··· Records provided

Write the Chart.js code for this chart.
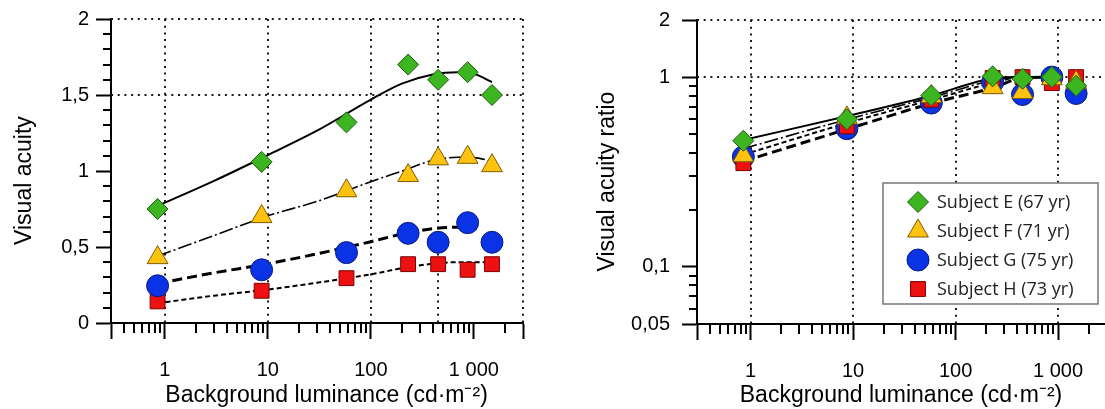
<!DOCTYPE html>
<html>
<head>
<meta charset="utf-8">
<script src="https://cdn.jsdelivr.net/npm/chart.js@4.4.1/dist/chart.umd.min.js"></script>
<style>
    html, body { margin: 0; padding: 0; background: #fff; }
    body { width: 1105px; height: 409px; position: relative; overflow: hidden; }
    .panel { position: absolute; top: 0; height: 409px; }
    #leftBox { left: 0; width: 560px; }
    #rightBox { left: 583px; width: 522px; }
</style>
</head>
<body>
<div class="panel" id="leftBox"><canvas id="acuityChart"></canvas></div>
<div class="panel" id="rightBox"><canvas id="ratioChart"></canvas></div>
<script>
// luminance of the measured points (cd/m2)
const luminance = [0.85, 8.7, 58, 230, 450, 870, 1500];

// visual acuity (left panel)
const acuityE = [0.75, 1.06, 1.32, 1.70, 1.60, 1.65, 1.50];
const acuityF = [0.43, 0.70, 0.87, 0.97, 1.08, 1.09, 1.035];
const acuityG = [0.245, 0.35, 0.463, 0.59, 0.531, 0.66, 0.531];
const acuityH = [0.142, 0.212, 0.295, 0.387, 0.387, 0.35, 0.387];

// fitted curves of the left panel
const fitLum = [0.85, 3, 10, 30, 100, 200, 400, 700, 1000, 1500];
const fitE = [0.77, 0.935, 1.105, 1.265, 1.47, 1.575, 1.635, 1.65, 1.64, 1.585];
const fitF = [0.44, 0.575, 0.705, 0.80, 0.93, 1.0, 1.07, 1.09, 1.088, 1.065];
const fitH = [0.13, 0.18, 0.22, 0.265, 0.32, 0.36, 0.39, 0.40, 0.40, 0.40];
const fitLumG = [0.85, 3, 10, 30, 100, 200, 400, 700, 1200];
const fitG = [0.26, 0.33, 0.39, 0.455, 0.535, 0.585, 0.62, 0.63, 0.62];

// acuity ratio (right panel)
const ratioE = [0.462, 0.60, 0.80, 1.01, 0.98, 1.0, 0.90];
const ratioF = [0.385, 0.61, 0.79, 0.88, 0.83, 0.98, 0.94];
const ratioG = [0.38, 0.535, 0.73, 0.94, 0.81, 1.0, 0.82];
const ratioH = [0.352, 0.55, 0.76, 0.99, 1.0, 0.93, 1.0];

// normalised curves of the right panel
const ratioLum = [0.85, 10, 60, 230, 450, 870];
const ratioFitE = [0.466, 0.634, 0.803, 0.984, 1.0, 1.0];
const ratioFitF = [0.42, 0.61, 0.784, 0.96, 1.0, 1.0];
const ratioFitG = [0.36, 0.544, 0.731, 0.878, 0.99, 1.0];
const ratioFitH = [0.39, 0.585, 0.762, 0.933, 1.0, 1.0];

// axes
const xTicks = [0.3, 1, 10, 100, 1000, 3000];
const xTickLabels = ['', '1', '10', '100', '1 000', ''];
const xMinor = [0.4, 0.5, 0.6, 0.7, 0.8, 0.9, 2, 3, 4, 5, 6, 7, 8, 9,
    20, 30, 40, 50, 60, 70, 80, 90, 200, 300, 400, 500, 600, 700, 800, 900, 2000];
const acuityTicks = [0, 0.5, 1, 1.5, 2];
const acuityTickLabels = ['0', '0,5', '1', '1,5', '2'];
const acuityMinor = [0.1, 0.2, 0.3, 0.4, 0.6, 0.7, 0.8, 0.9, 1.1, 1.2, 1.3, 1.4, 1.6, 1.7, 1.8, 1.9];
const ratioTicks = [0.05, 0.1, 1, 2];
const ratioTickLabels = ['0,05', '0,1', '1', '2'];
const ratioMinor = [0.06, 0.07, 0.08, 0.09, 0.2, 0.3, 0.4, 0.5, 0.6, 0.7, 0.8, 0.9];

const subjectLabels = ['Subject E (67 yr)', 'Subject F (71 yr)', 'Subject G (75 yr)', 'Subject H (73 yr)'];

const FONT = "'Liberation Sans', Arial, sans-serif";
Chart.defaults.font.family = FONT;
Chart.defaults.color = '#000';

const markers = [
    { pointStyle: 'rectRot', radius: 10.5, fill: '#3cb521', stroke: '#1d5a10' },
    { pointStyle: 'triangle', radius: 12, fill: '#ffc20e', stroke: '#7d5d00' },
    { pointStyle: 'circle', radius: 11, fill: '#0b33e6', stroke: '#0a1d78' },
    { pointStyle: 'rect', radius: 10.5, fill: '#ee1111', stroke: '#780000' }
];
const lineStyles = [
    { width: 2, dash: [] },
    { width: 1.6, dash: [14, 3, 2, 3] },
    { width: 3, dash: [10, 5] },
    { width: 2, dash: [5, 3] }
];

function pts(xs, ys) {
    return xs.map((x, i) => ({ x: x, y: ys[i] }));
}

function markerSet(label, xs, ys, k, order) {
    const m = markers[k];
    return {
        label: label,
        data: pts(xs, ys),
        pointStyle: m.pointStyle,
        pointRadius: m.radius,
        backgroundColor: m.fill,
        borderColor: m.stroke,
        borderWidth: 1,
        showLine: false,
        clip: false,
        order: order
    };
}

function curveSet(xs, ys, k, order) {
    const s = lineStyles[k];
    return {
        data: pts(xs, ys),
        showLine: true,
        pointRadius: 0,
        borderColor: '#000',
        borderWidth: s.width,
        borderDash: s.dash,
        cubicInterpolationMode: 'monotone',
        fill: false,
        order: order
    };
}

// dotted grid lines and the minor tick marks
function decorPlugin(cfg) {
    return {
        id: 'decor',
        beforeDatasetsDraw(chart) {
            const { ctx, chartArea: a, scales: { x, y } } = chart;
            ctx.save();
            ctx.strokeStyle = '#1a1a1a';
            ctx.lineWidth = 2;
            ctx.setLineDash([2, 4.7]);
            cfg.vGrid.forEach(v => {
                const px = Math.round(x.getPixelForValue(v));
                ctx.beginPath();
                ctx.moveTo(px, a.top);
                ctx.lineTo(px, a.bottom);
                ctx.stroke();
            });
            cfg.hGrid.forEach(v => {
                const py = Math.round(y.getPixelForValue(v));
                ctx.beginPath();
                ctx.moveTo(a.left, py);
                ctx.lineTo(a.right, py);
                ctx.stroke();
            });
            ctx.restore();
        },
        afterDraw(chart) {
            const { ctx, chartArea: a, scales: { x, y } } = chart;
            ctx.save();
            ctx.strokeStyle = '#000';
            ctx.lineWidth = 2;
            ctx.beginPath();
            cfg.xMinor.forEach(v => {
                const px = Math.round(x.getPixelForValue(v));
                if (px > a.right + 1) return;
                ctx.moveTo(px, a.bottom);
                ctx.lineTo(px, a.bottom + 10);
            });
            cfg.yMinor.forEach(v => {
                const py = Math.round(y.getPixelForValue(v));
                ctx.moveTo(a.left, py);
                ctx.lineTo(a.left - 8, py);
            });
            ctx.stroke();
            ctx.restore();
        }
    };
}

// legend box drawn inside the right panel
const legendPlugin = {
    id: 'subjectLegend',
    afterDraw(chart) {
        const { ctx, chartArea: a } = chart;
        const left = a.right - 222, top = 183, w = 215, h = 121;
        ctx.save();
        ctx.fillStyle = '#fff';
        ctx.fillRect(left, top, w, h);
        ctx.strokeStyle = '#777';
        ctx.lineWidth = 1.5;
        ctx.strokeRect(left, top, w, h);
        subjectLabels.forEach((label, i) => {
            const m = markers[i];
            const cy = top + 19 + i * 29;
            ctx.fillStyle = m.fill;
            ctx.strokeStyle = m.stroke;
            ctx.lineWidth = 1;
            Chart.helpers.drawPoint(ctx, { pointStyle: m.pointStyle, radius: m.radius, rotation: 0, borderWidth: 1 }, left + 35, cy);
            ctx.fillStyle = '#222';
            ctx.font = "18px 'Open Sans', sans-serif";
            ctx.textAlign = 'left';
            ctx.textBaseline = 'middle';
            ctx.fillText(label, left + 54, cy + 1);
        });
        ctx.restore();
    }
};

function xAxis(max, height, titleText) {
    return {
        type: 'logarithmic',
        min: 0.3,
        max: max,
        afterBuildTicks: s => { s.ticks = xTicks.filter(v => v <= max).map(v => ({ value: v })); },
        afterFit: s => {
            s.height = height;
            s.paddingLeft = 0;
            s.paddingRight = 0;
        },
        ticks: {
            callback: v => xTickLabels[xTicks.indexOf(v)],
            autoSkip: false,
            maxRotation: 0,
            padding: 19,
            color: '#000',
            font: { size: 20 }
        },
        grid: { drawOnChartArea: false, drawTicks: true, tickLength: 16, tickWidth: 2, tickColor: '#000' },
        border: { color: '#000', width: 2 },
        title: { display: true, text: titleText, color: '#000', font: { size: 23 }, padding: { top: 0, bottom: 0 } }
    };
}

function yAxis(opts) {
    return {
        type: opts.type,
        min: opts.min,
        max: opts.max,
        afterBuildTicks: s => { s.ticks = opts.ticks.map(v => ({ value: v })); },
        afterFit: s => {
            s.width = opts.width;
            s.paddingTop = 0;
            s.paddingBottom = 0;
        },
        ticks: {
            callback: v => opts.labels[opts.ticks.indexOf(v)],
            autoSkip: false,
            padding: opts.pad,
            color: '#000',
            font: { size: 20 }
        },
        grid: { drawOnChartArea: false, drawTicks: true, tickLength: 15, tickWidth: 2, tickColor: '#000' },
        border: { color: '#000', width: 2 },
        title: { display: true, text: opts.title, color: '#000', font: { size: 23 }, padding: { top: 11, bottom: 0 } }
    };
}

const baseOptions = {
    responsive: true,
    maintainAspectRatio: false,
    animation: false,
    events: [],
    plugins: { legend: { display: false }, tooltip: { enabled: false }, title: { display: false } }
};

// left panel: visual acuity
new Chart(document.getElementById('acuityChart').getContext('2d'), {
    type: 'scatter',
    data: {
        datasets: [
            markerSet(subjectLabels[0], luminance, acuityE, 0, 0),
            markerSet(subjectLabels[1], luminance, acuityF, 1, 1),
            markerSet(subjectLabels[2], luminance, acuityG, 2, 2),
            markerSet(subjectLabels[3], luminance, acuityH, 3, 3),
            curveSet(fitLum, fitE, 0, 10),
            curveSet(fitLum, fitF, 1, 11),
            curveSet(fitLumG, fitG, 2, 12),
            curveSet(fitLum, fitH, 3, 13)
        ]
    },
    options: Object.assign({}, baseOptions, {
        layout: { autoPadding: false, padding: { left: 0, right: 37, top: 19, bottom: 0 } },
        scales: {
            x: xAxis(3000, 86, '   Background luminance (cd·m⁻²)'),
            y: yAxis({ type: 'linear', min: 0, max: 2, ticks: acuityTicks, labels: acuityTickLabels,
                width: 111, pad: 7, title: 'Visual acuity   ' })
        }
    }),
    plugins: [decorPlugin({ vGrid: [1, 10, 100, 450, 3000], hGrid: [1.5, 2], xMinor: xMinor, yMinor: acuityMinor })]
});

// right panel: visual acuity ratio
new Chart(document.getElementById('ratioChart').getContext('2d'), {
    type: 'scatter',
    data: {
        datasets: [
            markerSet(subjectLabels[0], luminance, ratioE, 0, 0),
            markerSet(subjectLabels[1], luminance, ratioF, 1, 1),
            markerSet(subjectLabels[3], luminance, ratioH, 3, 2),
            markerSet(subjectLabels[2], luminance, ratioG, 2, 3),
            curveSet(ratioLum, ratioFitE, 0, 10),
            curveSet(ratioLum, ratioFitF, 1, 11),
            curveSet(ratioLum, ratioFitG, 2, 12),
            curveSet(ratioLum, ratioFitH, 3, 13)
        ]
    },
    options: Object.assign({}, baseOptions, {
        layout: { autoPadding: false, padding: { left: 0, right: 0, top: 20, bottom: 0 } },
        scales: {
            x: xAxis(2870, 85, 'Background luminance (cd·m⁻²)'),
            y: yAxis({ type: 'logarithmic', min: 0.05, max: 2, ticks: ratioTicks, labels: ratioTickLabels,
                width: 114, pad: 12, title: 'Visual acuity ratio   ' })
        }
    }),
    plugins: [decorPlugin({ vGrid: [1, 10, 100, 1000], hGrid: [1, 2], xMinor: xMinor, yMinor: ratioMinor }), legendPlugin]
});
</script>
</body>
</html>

······
··· Records provided

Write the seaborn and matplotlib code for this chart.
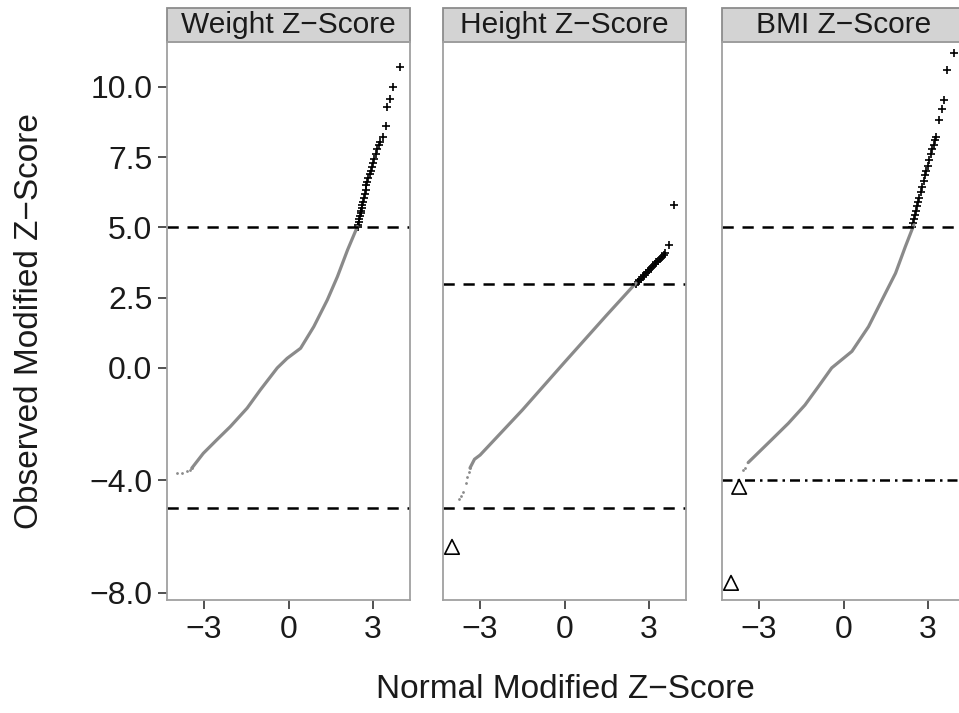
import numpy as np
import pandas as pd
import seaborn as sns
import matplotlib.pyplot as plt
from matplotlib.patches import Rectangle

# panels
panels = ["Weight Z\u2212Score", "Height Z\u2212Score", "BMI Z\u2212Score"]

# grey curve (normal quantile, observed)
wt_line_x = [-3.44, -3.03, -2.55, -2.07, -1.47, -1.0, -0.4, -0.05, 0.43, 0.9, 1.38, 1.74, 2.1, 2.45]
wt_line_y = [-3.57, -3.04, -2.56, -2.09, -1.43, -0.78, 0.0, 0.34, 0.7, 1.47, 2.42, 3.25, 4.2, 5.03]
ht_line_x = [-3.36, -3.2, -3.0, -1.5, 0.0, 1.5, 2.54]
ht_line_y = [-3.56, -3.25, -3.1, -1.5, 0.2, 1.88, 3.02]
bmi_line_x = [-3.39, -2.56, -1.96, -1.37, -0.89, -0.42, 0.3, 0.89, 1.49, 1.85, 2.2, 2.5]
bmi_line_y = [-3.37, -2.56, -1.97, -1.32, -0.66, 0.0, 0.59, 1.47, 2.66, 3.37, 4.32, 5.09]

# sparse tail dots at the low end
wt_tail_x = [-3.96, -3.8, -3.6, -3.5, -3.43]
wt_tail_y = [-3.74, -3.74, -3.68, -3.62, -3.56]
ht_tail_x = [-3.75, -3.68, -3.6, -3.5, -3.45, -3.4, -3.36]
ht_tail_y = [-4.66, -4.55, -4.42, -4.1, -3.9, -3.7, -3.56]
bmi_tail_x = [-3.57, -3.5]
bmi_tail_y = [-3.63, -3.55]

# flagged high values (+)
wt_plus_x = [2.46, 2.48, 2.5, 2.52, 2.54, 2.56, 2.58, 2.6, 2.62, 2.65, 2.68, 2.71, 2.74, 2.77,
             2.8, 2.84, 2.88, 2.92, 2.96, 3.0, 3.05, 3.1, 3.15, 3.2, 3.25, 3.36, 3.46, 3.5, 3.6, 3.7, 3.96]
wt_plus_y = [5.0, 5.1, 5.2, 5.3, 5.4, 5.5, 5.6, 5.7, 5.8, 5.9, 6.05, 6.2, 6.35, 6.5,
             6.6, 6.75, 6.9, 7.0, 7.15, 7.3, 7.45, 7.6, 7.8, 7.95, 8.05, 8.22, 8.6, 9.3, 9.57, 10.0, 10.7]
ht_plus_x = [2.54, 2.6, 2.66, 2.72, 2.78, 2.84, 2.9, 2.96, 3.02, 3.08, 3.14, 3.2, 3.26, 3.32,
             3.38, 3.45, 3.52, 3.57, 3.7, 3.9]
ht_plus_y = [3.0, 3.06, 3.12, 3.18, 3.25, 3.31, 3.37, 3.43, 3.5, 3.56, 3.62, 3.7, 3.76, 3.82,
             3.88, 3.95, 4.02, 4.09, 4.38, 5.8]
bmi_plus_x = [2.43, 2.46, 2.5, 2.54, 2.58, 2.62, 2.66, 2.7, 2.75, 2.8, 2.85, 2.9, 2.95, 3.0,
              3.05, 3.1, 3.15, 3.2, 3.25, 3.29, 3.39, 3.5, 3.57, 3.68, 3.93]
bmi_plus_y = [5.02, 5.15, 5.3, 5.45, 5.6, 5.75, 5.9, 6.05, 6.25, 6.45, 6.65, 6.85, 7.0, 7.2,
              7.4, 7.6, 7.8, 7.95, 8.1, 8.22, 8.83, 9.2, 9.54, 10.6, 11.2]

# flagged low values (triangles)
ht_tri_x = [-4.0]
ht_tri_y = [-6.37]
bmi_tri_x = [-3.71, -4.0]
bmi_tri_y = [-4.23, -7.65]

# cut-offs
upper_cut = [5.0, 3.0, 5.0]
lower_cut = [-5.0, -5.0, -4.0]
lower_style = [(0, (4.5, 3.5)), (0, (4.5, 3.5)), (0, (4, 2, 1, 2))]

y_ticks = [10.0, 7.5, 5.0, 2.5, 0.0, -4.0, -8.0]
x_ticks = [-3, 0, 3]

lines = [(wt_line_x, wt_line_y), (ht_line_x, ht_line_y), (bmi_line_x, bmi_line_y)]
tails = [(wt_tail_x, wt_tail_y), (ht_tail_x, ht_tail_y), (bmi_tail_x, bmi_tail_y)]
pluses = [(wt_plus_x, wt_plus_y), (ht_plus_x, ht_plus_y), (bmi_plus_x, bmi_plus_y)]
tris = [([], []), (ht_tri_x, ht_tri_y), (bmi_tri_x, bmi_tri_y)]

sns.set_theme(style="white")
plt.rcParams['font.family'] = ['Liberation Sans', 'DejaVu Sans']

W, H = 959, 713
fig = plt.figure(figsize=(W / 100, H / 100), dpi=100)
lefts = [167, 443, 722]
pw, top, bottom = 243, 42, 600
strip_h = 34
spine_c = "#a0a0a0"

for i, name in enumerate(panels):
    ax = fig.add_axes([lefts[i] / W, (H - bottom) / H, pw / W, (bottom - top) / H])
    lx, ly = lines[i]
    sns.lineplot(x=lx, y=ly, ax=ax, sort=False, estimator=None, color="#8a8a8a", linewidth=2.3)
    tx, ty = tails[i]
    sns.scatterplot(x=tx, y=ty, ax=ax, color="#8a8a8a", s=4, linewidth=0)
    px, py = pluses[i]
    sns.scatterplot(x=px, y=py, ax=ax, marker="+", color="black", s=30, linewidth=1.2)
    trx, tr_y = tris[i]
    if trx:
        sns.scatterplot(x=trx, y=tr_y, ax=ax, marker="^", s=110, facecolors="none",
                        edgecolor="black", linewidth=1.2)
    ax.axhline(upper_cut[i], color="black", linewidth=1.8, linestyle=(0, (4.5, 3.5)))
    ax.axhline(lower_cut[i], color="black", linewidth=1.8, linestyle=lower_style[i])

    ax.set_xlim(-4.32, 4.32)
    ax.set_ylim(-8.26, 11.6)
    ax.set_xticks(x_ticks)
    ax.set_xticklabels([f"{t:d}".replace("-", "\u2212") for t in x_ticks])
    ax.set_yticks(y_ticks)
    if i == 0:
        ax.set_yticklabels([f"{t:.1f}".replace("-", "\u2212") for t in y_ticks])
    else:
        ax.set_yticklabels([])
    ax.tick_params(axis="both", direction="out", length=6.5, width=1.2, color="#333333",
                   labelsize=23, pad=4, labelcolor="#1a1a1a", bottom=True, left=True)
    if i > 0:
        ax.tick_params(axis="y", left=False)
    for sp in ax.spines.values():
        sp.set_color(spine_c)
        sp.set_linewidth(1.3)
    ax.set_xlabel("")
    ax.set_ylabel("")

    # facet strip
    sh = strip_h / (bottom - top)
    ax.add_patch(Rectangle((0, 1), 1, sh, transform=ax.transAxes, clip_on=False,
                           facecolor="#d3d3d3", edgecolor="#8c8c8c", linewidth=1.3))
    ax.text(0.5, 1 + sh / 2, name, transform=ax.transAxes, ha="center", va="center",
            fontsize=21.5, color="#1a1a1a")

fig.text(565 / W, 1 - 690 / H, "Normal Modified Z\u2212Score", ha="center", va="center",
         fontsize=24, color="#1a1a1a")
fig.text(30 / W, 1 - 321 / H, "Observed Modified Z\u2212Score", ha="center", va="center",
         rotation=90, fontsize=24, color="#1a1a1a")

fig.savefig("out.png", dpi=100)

······

◆ Prompt
Give back only the lines from the one holding "Write the Chart.js code for this chart." through the one holding "const luminance = [0.85, 8.7, 58, 230, 450, 870, 1500];", both kept, exactly as written. Omit the images.

◆ Problem solution
Write the Chart.js code for this chart.
<!DOCTYPE html>
<html>
<head>
<meta charset="utf-8">
<script src="https://cdn.jsdelivr.net/npm/chart.js@4.4.1/dist/chart.umd.min.js"></script>
<style>
    html, body { margin: 0; padding: 0; background: #fff; }
    body { width: 1105px; height: 409px; position: relative; overflow: hidden; }
    .panel { position: absolute; top: 0; height: 409px; }
    #leftBox { left: 0; width: 560px; }
    #rightBox { left: 583px; width: 522px; }
</style>
</head>
<body>
<div class="panel" id="leftBox"><canvas id="acuityChart"></canvas></div>
<div class="panel" id="rightBox"><canvas id="ratioChart"></canvas></div>
<script>
// luminance of the measured points (cd/m2)
const luminance = [0.85, 8.7, 58, 230, 450, 870, 1500];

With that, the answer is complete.